Opinion: Ailing golfer Jim Phillips on mend

By Tom Keegan     Sep 22, 2013

Tom Keegan
Jim Phillips

Every time former Kansas University golf coach Ross Randall’s phone dinged with a text alert, he hoped it contained good health news about Jim Phillips, one of his early golfers.

Randall no longer needs to check his phone for an update on Phillips, who was among those in town over the weekend for a KU golf alumni get-together, at which plans were rolled out for an expansion of the program’s hitting-bays facility at Alvamar.

Wegener’s granulomatosis is a rare disease that causes inflammation of blood vessels that restricts blood flow to various organs, in Phillips’ case his lungs. It landed Phillips, 50, in a coma for five weeks. For another five weeks after awakening from the induced state, Phillips, a born conversationalist, could speak only by pointing a laser clipped onto his head to a board containing all the letters of the alphabet.

“It took him 30 minutes to tell me he had a headache,” friend Troy Suddarth said.

The days of being on a full ventilator, full tracheotomy, intense chemotherapy and a long stay in the intensive-care unit behind him, Phillips was able to look back on his ordeal as he mingled with old friends.

“It’s weird being in a coma,” he said. “You’re kind of aware when you’re in a coma of what’s going around you, and you dream about it like it’s not real. It’s really bizarre.”

Randall was curious to see if Phillips’ steel-trap mind — a sports fact gets in there, it never escapes — had been changed by his long stay in a subconscious state. Clearly, the answer was no.

Phillips reeled off particulars of Randall’s All-American career and specifics of former KU golfer Gary Woodland’s two Q-school success stories. Phillips was there walking the course every time Woodland had a Q-school round in Dallas.

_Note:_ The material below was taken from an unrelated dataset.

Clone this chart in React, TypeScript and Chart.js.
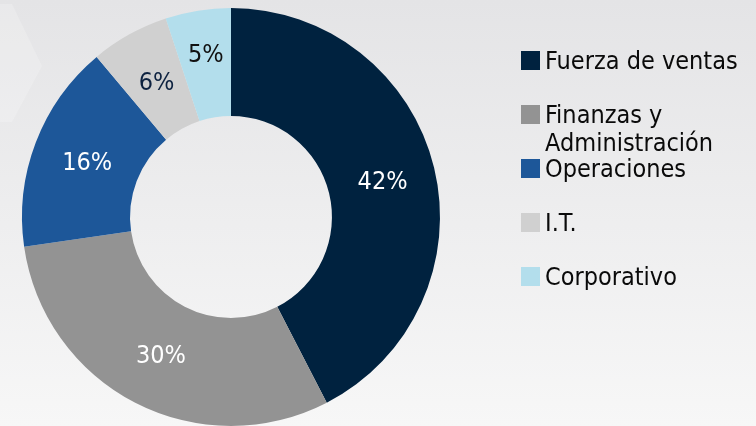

“Did you know that Ross was nicknamed Stick Man when he was on tour, and he was about 6-2, 160?” Phillips asked. “He was the NCAA runner-up to Hale Irwin (in 1967). You know there are a lot of people who think Ross is the greatest bunker player ever.”

Phillips then talked about the connection between KU golf and the Harmon family. Craig Harmon, long-time pro at the site of this year’s PGA, Oak Hill in Rochester, N.Y., was Randall’s roommate at San Jose State. Randall worked at Winged Foot for Claude Harmon Sr., Craig’s father, who helped him refine his game. Claude Harmon III, son of famed instructor Butch Harmon (Craig’s brother, Claude Sr.’s son), instructs Woodland, Randall’s greatest all-time player.

Randall always enjoys seeing Woodland and any of the Harmons, but he never enjoyed seeing one of his players as much as seeing Jim Phillips this past weekend, standing tall thanks to the wonders of his modern medicine.